A nossa tradição histórica de conquistadores e assaltantes de riquezas longínquas, agora se manifesta nesta gloriosa gesta de assalto ao rentista, excrescência dessa atávica e perversa ambição que prescinde de consumir para acumular capital.
Tudo há que fazer para dar fim a tais despautérios!
O mesmo senhorio (Jose) - cheio de complexos e de raiva ao excelente texto escrito - agora vem até usar de um estilo «à esquerda» no seu comentário, que não é mais do que um simples e medíocre comentário vindo de um senhorio, contente com a nova lei que o protege em excesso, mas descontente com as verdades aqui escritas e que não abonam nada a favor do sistema desigual que este tipo de pessoas prefere para a sociedade em que vivem.
Os desmandos e os despautérios vêm deste tipo de gente que tenta mostrar ter nível, quando no fundo não têm nível nenhum.
Informo o preocupado comentador que não busco conforto na lei mas na qualidade dos fiadores dos inquilinos e nos contratos que assinam.

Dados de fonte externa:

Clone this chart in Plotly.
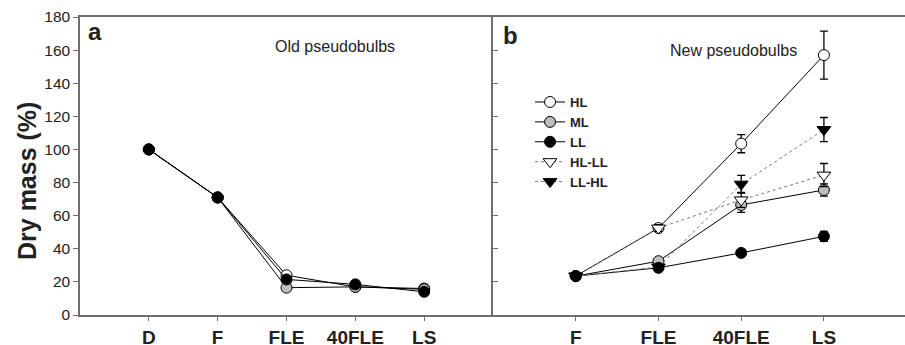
import plotly.graph_objects as go

# ---- data ----
old_cats = ["D", "F", "FLE", "40FLE", "LS"]
new_cats = ["F", "FLE", "40FLE", "LS"]

old_HL = [100, 71, 24, 17, 16]
old_ML = [100, 71, 16.5, 17, 15.5]
old_LL = [100, 71, 21.5, 18.5, 14]

new_HL = [23.5, 52.5, 103.5, 157]
new_HL_err = [0, 2, 5.5, 14.5]
new_ML = [23.5, 32.5, 66.5, 75.5]
new_ML_err = [0, 1.5, 4.5, 3.7]
new_LL = [23.5, 28.5, 37.5, 47.5]
new_LL_err = [0, 1.5, 1.5, 3]
new_HLLL = [23.5, 52.5, 69.5, 84.5]
new_HLLL_err = [0, 2, 4.5, 7]
new_LLHL = [23.5, 29, 79, 112]
new_LLHL_err = [0, 1.5, 5.3, 7.3]

FONT = "Liberation Sans, Arial, sans-serif"
AX = "#6f6f6f"

fig = go.Figure()

def add(x, y, name, symbol, fill, dash, xa, ya, err=None, legend=False, size=11):
    fig.add_trace(go.Scatter(
        x=x, y=y, name=name, mode="lines+markers",
        line=dict(color="black" if dash == "solid" else "#777", width=1, dash=dash),
        marker=dict(symbol=symbol, size=size, color=fill, line=dict(color="black", width=1)),
        error_y=(dict(type="data", array=err, visible=True, color="black", thickness=1.3, width=4)
                 if err is not None else None),
        xaxis=xa, yaxis=ya, showlegend=legend,
    ))

# left panel
add(old_cats, old_HL, "HL", "circle", "white", "solid", "x", "y")
add(old_cats, old_ML, "ML", "circle", "#bdbdbd", "solid", "x", "y")
add(old_cats, old_LL, "LL", "circle", "black", "solid", "x", "y")

# right panel
add(new_cats, new_HL, "HL", "circle", "white", "solid", "x2", "y2", new_HL_err, True)
add(new_cats, new_ML, "ML", "circle", "#bdbdbd", "solid", "x2", "y2", new_ML_err, True)
add(new_cats, new_LL, "LL", "circle", "black", "solid", "x2", "y2", new_LL_err, True)
add(new_cats, new_HLLL, "HL-LL", "triangle-down", "white", "dot", "x2", "y2", new_HLLL_err, True, 12)
add(new_cats, new_LLHL, "LL-HL", "triangle-down", "black", "dot", "x2", "y2", new_LLHL_err, True, 12)

split = (493 - 80) / 825

fig.update_layout(
    width=905, height=345,
    margin=dict(l=80, r=0, t=17, b=30, autoexpand=False),
    paper_bgcolor="white", plot_bgcolor="white",
    font=dict(family=FONT, color="#222"),
    xaxis=dict(domain=[0, split], anchor="y", type="category", range=[-1, 5], automargin=False,
               showline=True, linecolor=AX, linewidth=1.5, mirror=True,
               ticks="outside", ticklen=4, tickcolor=AX, showgrid=False, zeroline=False,
               tickfont=dict(size=19, weight="bold", color="#222")),
    yaxis=dict(domain=[0, 1], anchor="x", range=[0, 180], dtick=20, automargin=False,
               showline=True, linecolor=AX, linewidth=1.5,
               ticks="outside", ticklen=5, tickcolor=AX, showgrid=False, zeroline=False,
               tickfont=dict(size=15.5, color="#222")),
    xaxis2=dict(domain=[split, 1], anchor="y2", type="category", range=[-1, 3.98], automargin=False,
                showline=True, linecolor=AX, linewidth=1.5, mirror=True,
                ticks="outside", ticklen=4, tickcolor=AX, showgrid=False, zeroline=False,
                tickfont=dict(size=19, weight="bold", color="#222")),
    yaxis2=dict(domain=[0, 1], anchor="x2", range=[0, 180], dtick=20, automargin=False,
                showline=True, linecolor=AX, linewidth=1.5,
                ticks="inside", ticklen=5, tickcolor=AX, showticklabels=False,
                showgrid=False, zeroline=False),
    legend=dict(x=0.5455, y=0.765, xanchor="left", yanchor="top",
                bgcolor="rgba(0,0,0,0)", borderwidth=0,
                font=dict(size=13, weight="bold", color="#222"), tracegroupgap=0),
    annotations=[
        dict(text="Dry mass (%)", x=(27 - 80) / 825, y=(315 - 181) / 298, xref="paper", yref="paper",
             xanchor="center", yanchor="middle", textangle=-90, showarrow=False,
             font=dict(size=25, weight="bold", color="#222")),
        dict(text="a", x=0.0073, y=0.951, xref="paper", yref="paper", xanchor="left", yanchor="middle",
             showarrow=False, font=dict(size=24, weight="bold", color="#222")),
        dict(text="b", x=0.510, y=0.938, xref="paper", yref="paper", xanchor="left", yanchor="middle",
             showarrow=False, font=dict(size=24, weight="bold", color="#222")),
        dict(text="Old pseudobulbs", x=(335 - 80) / 825, y=(315 - 46) / 298, xref="paper", yref="paper",
             xanchor="center", yanchor="middle", showarrow=False, font=dict(size=16, color="#222")),
        dict(text="New pseudobulbs", x=(733 - 80) / 825, y=(315 - 51) / 298, xref="paper", yref="paper",
             xanchor="center", yanchor="middle", showarrow=False, font=dict(size=16, color="#222")),
    ],
)

fig.write_html("out.html", post_script="document.body.style.margin='0';",
               config={"displayModeBar": False})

O distinto «Jose» ou senhorio, sempre preocupado com as ganâncias a receber dos seus inquilinos, busca conforto na qualidade dos fiadores dos inquilinos e nos contratos que estes assinam com ele próprio. Pergunto se será o José proprietário de algum prédio ou moradia em Chelas ou Serafina? Este ganancioso e mal formado senhorio que dá pelo nome de «Jose» deve ter contas a ajustar com algum ou outro inquilino que em nada contribuiu para o seu equilíbrio financeiro - muito menos o psicológico. Daí a sua fúria contra quem prega pela habitação para todos.